A bombing in a mosque on the grounds of Afghanistan’s interior ministry in Kabul killed four people and wounded 25 others on Wednesday, an official said, with injured patients claiming it was a suicide attack.

Since the Taliban returned to power last August they have made security a priority but attacks have ramped up in recent months, with officials trying to downplay them.

Interior ministry spokesman Abdul Nafi Takor said an explosion occurred at a mosque of the ministry when worshippers were offering mid-day prayers.

“Four worshippers were martyred and 25 others were injured,” he said in a statement to reporters, adding that an investigation was being conducted.

Takor had earlier said the explosion had occurred at a mosque located “at a distance from the interior ministry”.

Italian non-governmental organisation Emergency, which operates a hospital in Kabul, said it had received 20 male patients, two “dead on arrival”, following “a bomb attack in a mosque at the interior ministry”.

“The number of injured people arriving increased and they reported seeing a man detonate a device,” said Emergency country director Dejan Panic.

“It was a suicide attack,” he added in a statement, quoting patients.

On Wednesday afternoon the Emergency hospital was closely guarded by Taliban forces, who were also heavily deployed around the scene of the attack.

The blast comes after a suicide bombing on Friday killed 53 people in a Kabul classroom, including 46 girls and women, according to a UN death toll.

Witnesses said the attacker blew himself up in the women’s section of a gender-segregated classroom of a study hall in the Dasht-e-Barchi neighbourhood — an enclave of the historically oppressed Shia Hazara community.

No group has so far claimed responsibility for that attack, which Taliban authorities said claimed only 25 lives.

However, the militant Islamic State group which considers Shia heretics has carried out several deadly attacks in the same area targeting girls, schools and mosques.
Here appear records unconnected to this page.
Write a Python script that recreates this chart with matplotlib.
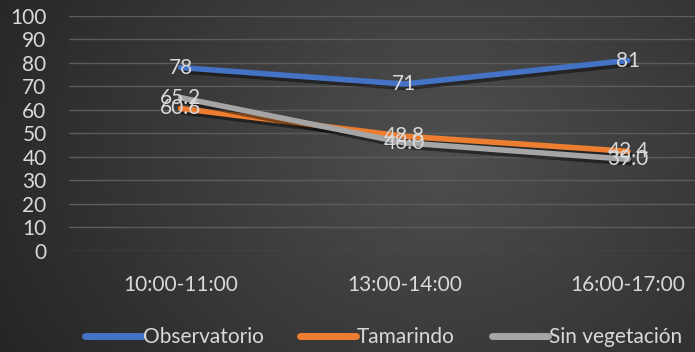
import numpy as np
import matplotlib
matplotlib.use("Agg")
import matplotlib.pyplot as plt
import matplotlib.patheffects as pe
from matplotlib.lines import Line2D

plt.rcParams['font.family'] = ['Lato', 'DejaVu Sans']

# Data
categories = ["10:00-11:00", "13:00-14:00", "16:00-17:00"]
observatorio = [78, 71, 81]
tamarindo = [60.6, 48.8, 42.4]
sin_vegetacion = [65.2, 46.0, 39.0]
labels_obs = ["78", "71", "81"]
labels_tam = ["60.6", "48.8", "42.4"]
labels_sin = ["65.2", "46.0", "39.0"]

series = [
    ("Observatorio", observatorio, labels_obs, "#4472C4"),
    ("Tamarindo", tamarindo, labels_tam, "#ED7D31"),
    ("Sin vegetación", sin_vegetacion, labels_sin, "#A5A5A5"),
]

text_color = "#D9D9D9"
fs = 15

fig = plt.figure(figsize=(6.95, 3.52), dpi=100)

# Radial gradient background
bg = fig.add_axes([0, 0, 1, 1], zorder=-10)
yy, xx = np.mgrid[0:352, 0:695]
r = np.sqrt(((xx - 440) / 520.0) ** 2 + ((yy - 150) / 420.0) ** 2)
r = np.clip(r, 0, 1)
shade = 0.31 - 0.17 * r
bg.imshow(np.dstack([shade] * 3), aspect="auto", extent=[0, 1, 0, 1])
bg.axis("off")

ax = fig.add_axes([0.099, 0.287, 0.901, 0.668])
ax.set_facecolor("none")

x = np.arange(len(categories))
shadow = [pe.SimpleLineShadow(offset=(1.5, -2.5), shadow_color="black", alpha=0.45), pe.Normal()]
for name, vals, labs, col in series:
    ax.plot(x, vals, color=col, linewidth=4, solid_capstyle="round",
            path_effects=shadow, label=name, zorder=3)
for name, vals, labs, col in series:
    for xi, v, t in zip(x, vals, labs):
        ax.text(xi, v, t, ha="center", va="center", fontsize=fs,
                color=text_color, zorder=5)

ax.set_ylim(0, 100)
ax.set_yticks(range(0, 101, 10))
ax.set_xlim(-0.5, 2.3)
ax.set_xticks(x)
ax.set_xticklabels(categories)
ax.grid(axis="y", color="#5C5C5C", linewidth=1)
ax.set_axisbelow(True)
for s in ax.spines.values():
    s.set_visible(False)
ax.tick_params(axis="both", length=0, colors=text_color, labelsize=fs)
ax.tick_params(axis="x", pad=17)
ax.tick_params(axis="y", pad=16)

handles = [Line2D([0], [0], color=c, linewidth=5, solid_capstyle="round") for _, _, _, c in series]
fig.legend(handles, [s[0] for s in series], loc="lower center",
           bbox_to_anchor=(0.552, -0.04), ncol=3, frameon=False,
           fontsize=fs, labelcolor=text_color, handlelength=2.7,
           handletextpad=0.05, columnspacing=1.75)

fig.savefig("out.png", dpi=100)
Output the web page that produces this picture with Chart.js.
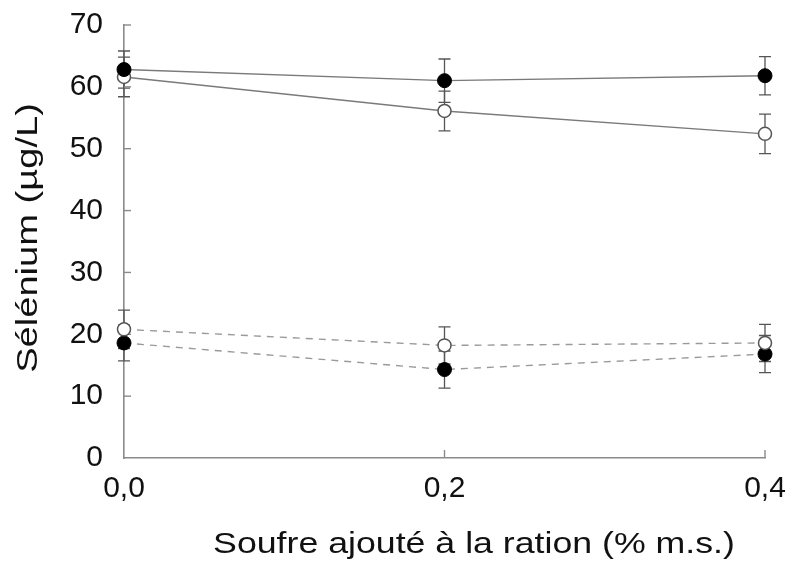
<!DOCTYPE html>
<html lang="fr">
<head>
    <meta charset="UTF-8">
    <title>Sélénium</title>
    <script src="https://cdn.jsdelivr.net/npm/chart.js"></script>
    <style>
        body { margin: 0; background: #fff; }
    </style>
</head>
<body>
    <div style="width: 788px; height: 562px;">
        <canvas id="seChart" width="788" height="562"></canvas>
    </div>

    <script>
        // Soufre ajouté (% m.s.)
        const doses = [0, 0.2, 0.4];
        const yTicks = [0, 10, 20, 30, 40, 50, 60, 70];

        // Series values (µg/L) and standard errors
        const filledSolid = [62.8, 61.0, 61.8];
        const filledSolidErr = [3.0, 3.5, 3.1];
        const openSolid = [61.6, 56.1, 52.4];
        const openSolidErr = [3.2, 3.2, 3.2];
        const openDashed = [20.8, 18.2, 18.6];
        const openDashedErr = [3.1, 3.0, 3.0];
        const filledDashed = [18.6, 14.3, 16.8];
        const filledDashedErr = [2.9, 3.0, 3.0];

        const xTitle = 'Soufre ajouté à la ration (% m.s.)';
        const yTitle = 'Sélénium (µg/L)';

        const font = "'Liberation Sans', Arial, Helvetica, sans-serif";
        const axisGrey = '#8a8a8a';

        function pts(values) {
            return doses.map((d, i) => ({ x: d, y: values[i] }));
        }

        function series(values, errors, filled, dashed) {
            return {
                data: pts(values),
                errors: errors,
                borderColor: dashed ? '#9a9a9a' : '#7a7a7a',
                borderWidth: 1.4,
                borderDash: dashed ? [7, 6] : [],
                pointRadius: filled ? 7 : 6.5,
                pointBackgroundColor: filled ? '#000' : '#fff',
                pointBorderColor: filled ? '#000' : '#555',
                pointBorderWidth: filled ? 1 : 1.5,
                tension: 0,
                clip: false
            };
        }

        // Error bars, inward axis ticks and the (wide) axis titles
        const extras = {
            id: 'extras',
            beforeDatasetsDraw(chart) {
                const ctx = chart.ctx;
                const xs = chart.scales.x, ys = chart.scales.y;
                ctx.save();
                ctx.strokeStyle = '#555';
                ctx.lineWidth = 1.3;
                chart.data.datasets.forEach(ds => {
                    ds.data.forEach((p, i) => {
                        const e = ds.errors[i];
                        const px = xs.getPixelForValue(p.x);
                        const top = ys.getPixelForValue(p.y + e);
                        const bot = ys.getPixelForValue(p.y - e);
                        ctx.beginPath();
                        ctx.moveTo(px, top); ctx.lineTo(px, bot);
                        ctx.moveTo(px - 6, top); ctx.lineTo(px + 6, top);
                        ctx.moveTo(px - 6, bot); ctx.lineTo(px + 6, bot);
                        ctx.stroke();
                    });
                });
                // inward ticks
                ctx.strokeStyle = axisGrey;
                ctx.lineWidth = 1.4;
                const left = chart.chartArea.left, bottom = chart.chartArea.bottom;
                yTicks.slice(1).forEach(v => {
                    const py = ys.getPixelForValue(v);
                    ctx.beginPath();
                    ctx.moveTo(left, py); ctx.lineTo(left + 7, py);
                    ctx.stroke();
                });
                doses.slice(1).forEach(v => {
                    const px = xs.getPixelForValue(v);
                    ctx.beginPath();
                    ctx.moveTo(px, bottom); ctx.lineTo(px, bottom - 8);
                    ctx.stroke();
                });
                ctx.restore();
            },
            afterDraw(chart) {
                const ctx = chart.ctx;
                ctx.save();
                ctx.fillStyle = '#111';
                ctx.font = '30px ' + font;
                ctx.textAlign = 'center';
                ctx.textBaseline = 'middle';
                // x title
                ctx.save();
                ctx.translate(474, 545);
                ctx.scale(1.19, 1);
                ctx.fillText(xTitle, 0, 0);
                ctx.restore();
                // y title
                ctx.save();
                ctx.translate(29, 238);
                ctx.rotate(-Math.PI / 2);
                ctx.scale(1.27, 1);
                ctx.fillText(yTitle, 0, 0);
                ctx.restore();
                ctx.restore();
            }
        };

        const ctx = document.getElementById('seChart').getContext('2d');
        new Chart(ctx, {
            type: 'line',
            data: {
                datasets: [
                    series(filledSolid, filledSolidErr, true, false),
                    series(openSolid, openSolidErr, false, false),
                    series(openDashed, openDashedErr, false, true),
                    series(filledDashed, filledDashedErr, true, true)
                ]
            },
            options: {
                responsive: false,
                animation: false,
                layout: { padding: { top: 25, right: 23, left: 0, bottom: 0 } },
                plugins: {
                    legend: { display: false },
                    tooltip: { enabled: false }
                },
                scales: {
                    x: {
                        type: 'linear',
                        min: 0,
                        max: 0.4,
                        afterFit: s => { s.height = 104; s.paddingLeft = 0; s.paddingRight = 0; },
                        afterBuildTicks: s => { s.ticks = doses.map(v => ({ value: v })); },
                        grid: { display: true, drawOnChartArea: false, drawTicks: false },
                        border: { color: axisGrey, width: 1.6 },
                        ticks: {
                            padding: 13,
                            color: '#111',
                            font: { family: font, size: 30 },
                            callback: v => v.toFixed(1).replace('.', ',')
                        }
                    },
                    y: {
                        min: 0,
                        max: 70,
                        afterFit: s => { s.width = 124; s.paddingTop = 0; s.paddingBottom = 0; },
                        afterBuildTicks: s => { s.ticks = yTicks.map(v => ({ value: v })); },
                        grid: { display: true, drawOnChartArea: false, drawTicks: false },
                        border: { color: axisGrey, width: 1.6 },
                        ticks: {
                            padding: 21,
                            color: '#111',
                            font: { family: font, size: 30 }
                        }
                    }
                }
            },
            plugins: [extras]
        });
    </script>
</body>
</html>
The Taliban were also accused of plotting attacks on the Hazara community as they waged a two-decade insurgency against the old US-led regime which collapsed last August.

The hardcore group’s return to power in Afghanistan last year brought an end to that insurgency and a dramatic decline in violence.

The Taliban movement — made up primarily of ethnic Pakhtuns — has pledged to protect minorities and clamp down on security threats.